更加诡异的是郭金龙辞去北京市长的第二天,《人民日报》就发表了一篇署名“范正伟”的评论文章《伤亡人数不是“敏感话题”》,直接点了郭金龙的名。文中说“也是在这几天,北京市委书记郭金龙强调,‘因灾死亡情况及时向社会公布’。只有‘公开’与‘及时’连在一起,提速信息发布,提高发布质量,才能真正地以人为本,为死伤人数脱敏”。从全篇文章的语气看,这句点名的评论等于是批评北京市政府从22日以来,连续几天将死亡人数“维稳”在37人的做法是不公开、也不及时的。

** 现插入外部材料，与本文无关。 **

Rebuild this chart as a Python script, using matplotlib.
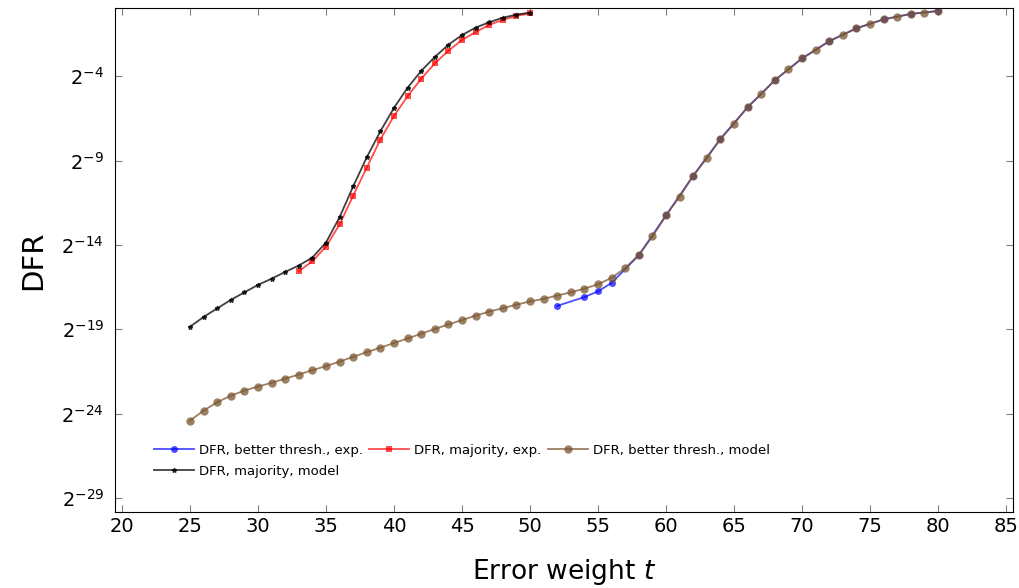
import numpy as np
import matplotlib
matplotlib.use("Agg")
import matplotlib.pyplot as plt

# error weights t for each series
t_thresh_exp = [52, 54, 55, 56, 58, 60, 62, 64, 66, 68, 70, 72, 74, 76, 78, 80]
t_major_exp = list(range(33, 51))
t_thresh_model = list(range(25, 81))
t_major_model = list(range(25, 51))

# DFR values given as log2 exponents (DFR = 2**value)
log2_thresh_exp = [-17.61, -17.09, -16.75, -16.25, -14.61, -12.25, -9.9, -7.72,
                   -5.84, -4.24, -2.95, -1.93, -1.17, -0.64, -0.31, -0.14]
log2_major_exp = [-15.56, -14.97, -14.1, -12.79, -11.08, -9.42, -7.76, -6.36, -5.19,
                  -4.16, -3.25, -2.5, -1.86, -1.39, -0.97, -0.67, -0.44, -0.28]
log2_thresh_model = [-24.41, -23.82, -23.32, -22.93, -22.63, -22.39, -22.17, -21.92,
                     -21.68, -21.42, -21.18, -20.91, -20.63, -20.35, -20.09, -19.81,
                     -19.54, -19.26, -18.98, -18.71, -18.45, -18.19, -17.95, -17.75,
                     -17.54, -17.35, -17.19, -17.0, -16.81, -16.59, -16.33, -15.95,
                     -15.37, -14.59, -13.5, -12.25, -11.14, -9.9, -8.86, -7.72,
                     -6.82, -5.84, -5.07, -4.24, -3.6, -2.95, -2.46, -1.93,
                     -1.55, -1.17, -0.9, -0.64, -0.48, -0.32, -0.24, -0.15]
log2_major_model = [-18.85, -18.27, -17.76, -17.26, -16.81, -16.37, -16.0, -15.6,
                    -15.22, -14.75, -13.86, -12.36, -10.53, -8.81, -7.27, -5.88,
                    -4.69, -3.69, -2.87, -2.14, -1.57, -1.13, -0.81, -0.54, -0.36, -0.24]

ytick_exps = [-29, -24, -19, -14, -9, -4]

fig = plt.figure(figsize=(10.19, 5.88), dpi=100)
ax = fig.add_axes([0.113, 0.129, 0.881, 0.857])

# plot each series on a log2 axis
l1, = ax.plot(t_thresh_exp, 2.0 ** np.array(log2_thresh_exp), color="blue", marker="o",
              markersize=5, mew=0, lw=1.3, alpha=0.7, label="DFR, better thresh., exp.")
l2, = ax.plot(t_major_exp, 2.0 ** np.array(log2_major_exp), color="red", marker="s",
              markersize=5, mew=0, lw=1.3, alpha=0.7, label="DFR, majority, exp.")
l3, = ax.plot(t_thresh_model, 2.0 ** np.array(log2_thresh_model), color="#7a5530", marker="o",
              markersize=6, mew=0, lw=1.3, alpha=0.75, label="DFR, better thresh., model")
l4, = ax.plot(t_major_model, 2.0 ** np.array(log2_major_model), color="black", marker="*",
              markersize=3.5, lw=1.3, alpha=0.75, label="DFR, majority, model")

ax.set_yscale("log", base=2)
ax.set_xlim(19.5, 85.5)
ax.set_ylim(2.0 ** -29.83, 2.0 ** 0.02)
ax.set_xticks(range(20, 86, 5))
ax.set_yticks([2.0 ** e for e in ytick_exps])
ax.set_yticklabels([r"$2^{%d}$" % e for e in ytick_exps])
ax.minorticks_off()
ax.tick_params(direction="in", length=5, color="gray", labelsize=14, top=True, right=True)
ax.tick_params(axis="y", pad=8)

ax.set_xlabel(r"Error weight $t$", fontsize=19, labelpad=15)
ax.set_ylabel("DFR", fontsize=21, labelpad=10)

# order handles so that matplotlib's column-wise fill gives rows like the original
ax.legend([l1, l4, l2, l3], [l1.get_label(), l4.get_label(), l2.get_label(), l3.get_label()],
          ncol=3, loc="lower left", bbox_to_anchor=(0.03, 0.045), frameon=False,
          fontsize=9.5, handlelength=3.0, handletextpad=0.4, columnspacing=0.5,
          labelspacing=0.6)

plt.savefig("out.png", dpi=100)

谈“公开”与“及时”从概念上讲当然不错,但问题是,6月30日的天津蓟县大火,官方宣布仅死亡10人,民间调查的死亡人数高达数百。以张高丽为首的天津市当局至今仍坚持10人死亡的数字不做更新、不加改正,一不“公开”、二不“透明”,《人民日报》也不置一辞。在北京雨灾上《人民日报》突然间“正气凛然”地现身,个中因由实在耐人寻味。
尽管7月26日北京市政府已将死亡人数更新至77人,但是仍然远低于民间的估计。将纸面上的死亡人数给“和谐”下来当然容易,但是对灾民的救济和安置却是具体的工作。试想如果真实的死亡人数远超官方的公布,社会又普遍认为政府对如此沉重的损失负有不可推卸的责任,死者家属会心甘情愿地将失去的亲人不了了之地“和谐”下来吗,他们当中不会产生向政府要赔偿、要说法的诉求吗?

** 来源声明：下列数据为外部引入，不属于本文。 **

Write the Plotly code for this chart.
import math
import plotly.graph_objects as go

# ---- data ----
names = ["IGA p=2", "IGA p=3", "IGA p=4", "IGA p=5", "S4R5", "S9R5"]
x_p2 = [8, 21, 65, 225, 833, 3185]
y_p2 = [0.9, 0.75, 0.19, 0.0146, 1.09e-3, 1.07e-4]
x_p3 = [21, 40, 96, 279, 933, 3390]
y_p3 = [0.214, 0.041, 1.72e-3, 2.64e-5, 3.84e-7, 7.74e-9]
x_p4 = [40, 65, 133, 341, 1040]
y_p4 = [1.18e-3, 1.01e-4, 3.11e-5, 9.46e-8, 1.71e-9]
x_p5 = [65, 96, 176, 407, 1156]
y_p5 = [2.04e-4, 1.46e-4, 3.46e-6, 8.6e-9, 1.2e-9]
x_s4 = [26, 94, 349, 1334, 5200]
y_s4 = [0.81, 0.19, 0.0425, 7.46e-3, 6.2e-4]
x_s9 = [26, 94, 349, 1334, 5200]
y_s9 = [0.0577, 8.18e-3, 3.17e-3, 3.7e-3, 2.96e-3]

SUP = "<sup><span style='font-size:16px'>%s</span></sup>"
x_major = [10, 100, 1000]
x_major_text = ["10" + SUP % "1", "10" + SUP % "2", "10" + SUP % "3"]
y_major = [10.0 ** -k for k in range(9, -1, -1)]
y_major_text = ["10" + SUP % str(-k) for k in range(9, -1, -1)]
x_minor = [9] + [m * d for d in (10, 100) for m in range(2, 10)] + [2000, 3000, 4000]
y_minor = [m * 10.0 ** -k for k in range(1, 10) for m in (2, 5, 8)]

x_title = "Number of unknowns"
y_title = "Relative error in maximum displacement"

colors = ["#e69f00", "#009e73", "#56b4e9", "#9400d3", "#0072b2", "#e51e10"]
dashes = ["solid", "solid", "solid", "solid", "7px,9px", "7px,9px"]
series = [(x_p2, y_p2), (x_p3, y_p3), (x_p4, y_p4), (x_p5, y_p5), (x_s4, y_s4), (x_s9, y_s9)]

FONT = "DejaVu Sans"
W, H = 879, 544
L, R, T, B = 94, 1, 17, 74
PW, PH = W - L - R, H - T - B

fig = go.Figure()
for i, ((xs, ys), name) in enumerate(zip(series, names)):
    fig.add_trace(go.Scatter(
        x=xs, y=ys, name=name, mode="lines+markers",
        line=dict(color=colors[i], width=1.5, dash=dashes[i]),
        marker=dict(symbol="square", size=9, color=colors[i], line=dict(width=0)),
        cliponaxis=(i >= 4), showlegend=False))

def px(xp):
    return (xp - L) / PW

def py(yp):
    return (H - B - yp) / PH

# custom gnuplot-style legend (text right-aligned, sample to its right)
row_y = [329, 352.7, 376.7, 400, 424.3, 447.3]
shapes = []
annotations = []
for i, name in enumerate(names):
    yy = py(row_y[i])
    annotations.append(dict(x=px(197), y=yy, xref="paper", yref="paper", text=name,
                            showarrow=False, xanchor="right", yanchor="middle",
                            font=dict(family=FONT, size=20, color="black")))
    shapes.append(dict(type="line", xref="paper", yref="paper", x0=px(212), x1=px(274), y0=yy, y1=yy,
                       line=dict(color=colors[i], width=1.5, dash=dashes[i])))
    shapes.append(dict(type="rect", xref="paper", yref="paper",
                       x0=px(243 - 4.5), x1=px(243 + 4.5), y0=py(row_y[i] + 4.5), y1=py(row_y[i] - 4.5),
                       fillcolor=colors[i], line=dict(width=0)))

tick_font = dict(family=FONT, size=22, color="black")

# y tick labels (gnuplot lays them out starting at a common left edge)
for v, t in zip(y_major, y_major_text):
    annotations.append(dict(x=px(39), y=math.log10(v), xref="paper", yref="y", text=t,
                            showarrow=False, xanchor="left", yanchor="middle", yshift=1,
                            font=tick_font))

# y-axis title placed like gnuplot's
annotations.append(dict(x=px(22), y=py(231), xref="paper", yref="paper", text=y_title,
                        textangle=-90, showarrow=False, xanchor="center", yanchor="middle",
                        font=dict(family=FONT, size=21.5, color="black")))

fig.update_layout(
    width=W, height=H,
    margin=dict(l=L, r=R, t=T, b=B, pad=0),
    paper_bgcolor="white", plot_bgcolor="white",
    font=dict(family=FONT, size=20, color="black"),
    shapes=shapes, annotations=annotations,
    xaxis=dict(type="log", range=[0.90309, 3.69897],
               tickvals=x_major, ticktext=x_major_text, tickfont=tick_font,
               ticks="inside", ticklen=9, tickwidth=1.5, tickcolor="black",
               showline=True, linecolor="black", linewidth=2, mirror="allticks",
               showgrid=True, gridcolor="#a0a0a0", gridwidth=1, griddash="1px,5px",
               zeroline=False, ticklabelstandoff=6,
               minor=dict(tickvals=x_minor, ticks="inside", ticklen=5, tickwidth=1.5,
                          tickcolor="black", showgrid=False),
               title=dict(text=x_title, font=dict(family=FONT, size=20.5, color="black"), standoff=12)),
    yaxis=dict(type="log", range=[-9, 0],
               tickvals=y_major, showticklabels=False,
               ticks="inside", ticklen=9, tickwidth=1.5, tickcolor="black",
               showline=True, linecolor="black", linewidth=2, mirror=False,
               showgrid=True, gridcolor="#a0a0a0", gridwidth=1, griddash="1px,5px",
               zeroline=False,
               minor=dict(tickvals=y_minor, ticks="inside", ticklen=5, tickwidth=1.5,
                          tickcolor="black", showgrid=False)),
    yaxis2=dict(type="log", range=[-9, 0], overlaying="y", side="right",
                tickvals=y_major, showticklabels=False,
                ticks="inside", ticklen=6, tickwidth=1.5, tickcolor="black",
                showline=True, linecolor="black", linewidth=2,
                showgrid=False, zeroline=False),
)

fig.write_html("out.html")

北京不比四川什邡、不比广东中山,乃是中国的政治中枢,一旦北京的民情激愤起来,就是置于世界的注目之下,既难以掩盖、强力镇压又势必扩大影响,是最令当局头疼的麻烦。中共的各派显然都能意识到“7-21”雨灾的政治意义,他们将如何看待此事,又将如何在权争中加以利用呢?严峻的天灾发生在“帝都”北京,又恰逢“十八大”之前的政治敏感时刻,天时与地点的结合使得这件事不可避免将产生持续的影响,有向多个方向发展、衍生的可能。最终的结果是什么,当前恐怕只能仰问天意了。